REPUBLIKA.CO.ID,Satu-dua lembaga survei mungkin keliru. Namun, ketika semua lembaga menunjukkan hasil survei yang sama, partai-partai politik harus waspada. Dalam situasi seperti ini, kemerosotan elektabilitas versi survei tinggal menunggu penjelmaannya dalam pemilihan umum.
Kasus korupsi terbukti efektif mengikis angka keterpilihan partai. Pada tingkat tertentu yang bisa jadi signifikan, akan terjadi pergeseran pemilih dari partai yang terkena kasus korupsi ke partai-partai yang (lebih) bersih. Bagi sebagian pemilih, ideologi bahkan tak lagi penting dan pilihan hanya berdasarkan kinerja praksis partai.
Sekadar pergeseran masih bisa kita terima. Namun, deideologisasi partai dapat membawa kita pada ketimpangan sistem politik. Tak ada bedanya lagi partai satu dengan yang lain. Dan kalau sudah demikian, sulit kita mencari relevansi partai dengan kehidupan.
Hal yang kita khawatirkan adalah pengikisan sama sekali kepercayaan terhadap parpol sampai ke titik nol. Jika ini sudah terjadi, runtuhlah salah satu pilar sistem demokrasi yang kita sepakati. Prosedurnya berjalan, pemilihan umum berlangsung, partai tertentu jadi pemenang, dan figur tertentu terpilih. Namun, legitimasi sosial-politik kian rendah karena partisipasi masyarakat kian susut.

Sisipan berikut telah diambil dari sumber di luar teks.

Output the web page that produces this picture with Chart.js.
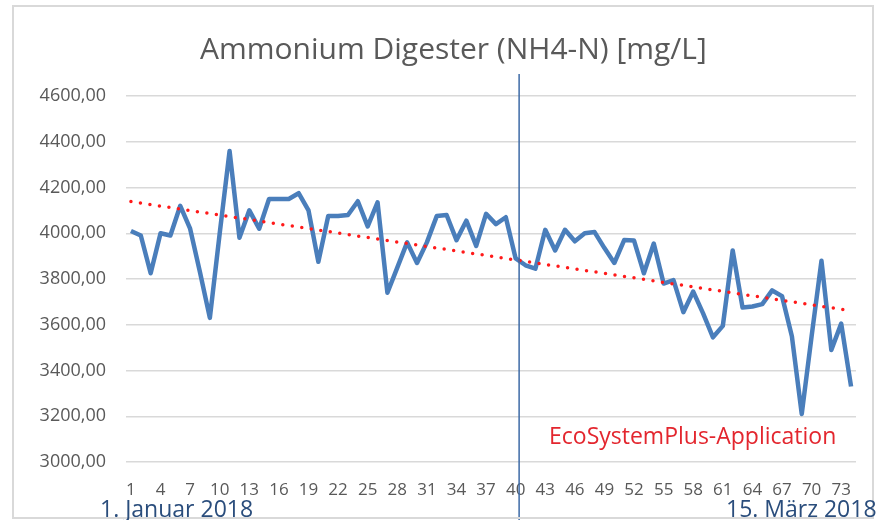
<!DOCTYPE html>
<html>
<head>
<meta charset="utf-8">
<script src="https://cdn.jsdelivr.net/npm/chart.js@4/dist/chart.umd.min.js"></script>
<style>
    html, body { margin: 0; padding: 0; background: #fff; }
    #wrap { position: relative; width: 886px; height: 520px; overflow: hidden; }
    #frame { position: absolute; left: 12px; top: 5px; width: 858px; height: 510px; border: 2px solid #d9d9d9; pointer-events: none; }
    .note { position: absolute; font-family: "Open Sans", sans-serif; white-space: nowrap; line-height: 30px; }
    #chartTitle { left: 200px; top: 30px; width: 504px; text-align: center; font-size: 30px; line-height: 36px; color: #595959; }
    #startDate { left: 100px; top: 493px; font-size: 23px; color: #2a4d7c; }
    #endDate { left: 726px; top: 493px; font-size: 23px; color: #2a4d7c; }
    #appLabel { left: 549px; top: 420px; font-size: 23px; color: #e3262e; }
</style>
</head>
<body>
<div id="wrap">
    <canvas id="ammoniumChart" width="886" height="520"></canvas>
    <div id="frame"></div>
    <div class="note" id="chartTitle">Ammonium Digester (NH4-N) [mg/L]</div>
    <div class="note" id="startDate">1. Januar 2018</div>
    <div class="note" id="endDate">15. März 2018</div>
    <div class="note" id="appLabel">EcoSystemPlus-Application</div>
</div>
<script>
// Tage 1..74 (1. Januar bis 15. März 2018)
const days = Array.from({ length: 74 }, (_, i) => String(i + 1));

// NH4-N im Faulbehälter [mg/L]
const ammonium = [
    4010, 3990, 3825, 4000, 3990, 4120, 4020, 3830, 3630, 4000,
    4360, 3980, 4100, 4020, 4150, 4150, 4150, 4175, 4100, 3875,
    4075, 4075, 4080, 4140, 4030, 4135, 3740, 3850, 3960, 3870,
    3960, 4075, 4080, 3970, 4055, 3945, 4085, 4040, 4070, 3890,
    3860, 3845, 4015, 3925, 4015, 3965, 4000, 4005, 3935, 3870,
    3970, 3968, 3825, 3955, 3780, 3795, 3655, 3745, 3650, 3545,
    3595, 3925, 3675, 3680, 3690, 3750, 3725, 3550, 3210, 3550,
    3880, 3490, 3605, 3330
];

// Beginn der Anwendung (Position auf der Tagesachse, 0-basiert)
const applicationIndex = 39.35;

const yMin = 3000;
const yMax = 4600;
const yStep = 200;

// lineare Trendlinie (kleinste Quadrate) wie in Excel
function linearTrend(values) {
    const n = values.length;
    let sx = 0, sy = 0, sxy = 0, sxx = 0;
    values.forEach((v, i) => {
        sx += i; sy += v; sxy += i * v; sxx += i * i;
    });
    const slope = (n * sxy - sx * sy) / (n * sxx - sx * sx);
    const icpt = (sy - slope * sx) / n;
    return values.map((_, i) => icpt + slope * i);
}

const trend = linearTrend(ammonium);

// senkrechte Linie beim Start der Anwendung
const appLinePlugin = {
    id: 'appLine',
    afterDatasetsDraw(chart) {
        const ctx = chart.ctx;
        const x = chart.scales.x.getPixelForValue(applicationIndex);
        ctx.save();
        ctx.strokeStyle = '#3d6aa6';
        ctx.lineWidth = 1.5;
        ctx.beginPath();
        ctx.moveTo(x, 74);
        ctx.lineTo(x, 520);
        ctx.stroke();
        ctx.restore();
    }
};

const ctx = document.getElementById('ammoniumChart').getContext('2d');

new Chart(ctx, {
    type: 'line',
    data: {
        labels: days,
        datasets: [{
            label: 'Trend',
            data: trend,
            borderColor: '#ff1a1a',
            borderWidth: 3.5,
            borderDash: [0, 9.6],
            borderCapStyle: 'round',
            pointRadius: 0,
            order: 0,
        }, {
            label: 'NH4-N',
            data: ammonium,
            borderColor: '#4a7ebb',
            borderWidth: 4.5,
            borderJoinStyle: 'round',
            pointRadius: 0,
            tension: 0,
            order: 1,
        }],
    },
    options: {
        responsive: false,
        animation: false,
        layout: { padding: { left: 0, right: 30, top: 96, bottom: 0 } },
        plugins: {
            legend: { display: false },
            tooltip: { enabled: false },
            title: { display: false },
        },
        scales: {
            x: {
                offset: true,
                grid: { display: false },
                border: { display: false },
                ticks: {
                    autoSkip: false,
                    maxRotation: 0,
                    padding: 10,
                    color: '#595959',
                    font: { family: 'Open Sans', size: 17 },
                    callback: function (value, index) {
                        return index % 3 === 0 ? this.getLabelForValue(index) : '';
                    },
                },
                afterFit: scale => { scale.height = 58; },
            },
            y: {
                min: yMin,
                max: yMax,
                grid: { color: '#d9d9d9', lineWidth: 1.5, drawTicks: false },
                border: { display: false },
                ticks: {
                    stepSize: yStep,
                    padding: 20,
                    color: '#595959',
                    font: { family: 'Open Sans', size: 18 },
                    callback: value => value.toFixed(2).replace('.', ','),
                },
                afterFit: scale => { scale.width = 126; },
            },
        },
    },
    plugins: [appLinePlugin],
});
</script>
</body>
</html>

Kehancuran trust pada infrastruktur politik akan memperburuk perjalanan bangsa ini yang sejak lama mengalami pengikisan kepercayaan terhadap hukum. Takkan ada lagi kepercayaan untuk saling berbagi peran di antara komponen bangsa. Tak ada lagi masyarakat madani. Secara teoretis, situasi ini akan membawa kita pada ketidakefektifan langkah bersama menuju kesejahteraan--dalam model pembangunan apa pun.
Di sisi lain, kinerja KPK dalam pemberantasan korupsi berbalut partai memberikan suntikan kepercayaan baru. Volume transaksi KPK, misalnya dalam jumlah kasus yang mereka tangani, memang rendah. Namun, dengan tingkat kekhususan pekerjaannya yang tinggi, apa pun yang KPK lakukan dapat dengan mudah menyedot perhatian.
Jadi, tak ada gunanya parpol-parpol menyalahkan KPK atas fokusnya lembaga itu pada kasus-kasus tertentu. Lembaga ini memang harus memilih kasus-kasus berdampak besar untuk mendapatkan efek pencegahan dan pemberantasan yang besar pula. Lembaga ini pada akhirnya tebang pilih, tetapi bukan berarti diskriminatif. Janganlah merusak trust hukum demi menyelimuti kerusakan trust diri.
Dalam situasi hukum yang tampak tak terkendali, langkah KPK membongkar kasus-kasus korupsi berbalut politik telah memulihkan sebagian kapasitas negara. KPK berhasil mewakili lingkup kewenangan negara yang paling dasar, yaitu penegakan hukum serta kontrol terhadap korupsi dan suap. Tindakannya yang memenuhi rasa keadilan masyarakat menjadikannya lembaga anutan dalam revolusi mental.
Situasi telah menyeret kita pada pemafhuman terhadap suap, permainan tender, dan rekayasa anggaran demi pembiayaan ide-ide partai. Revolusi mental menjadi penting karena perubahan cara pandang yang amat lambat gagal menghentikan praktik-praktik korupsi. Partai-partai cenderung membiarkan penyimpangan karena kelazimannya yang tinggi membuat korupsi tampak sebagai barang abu-abu, bahkan terasa putih.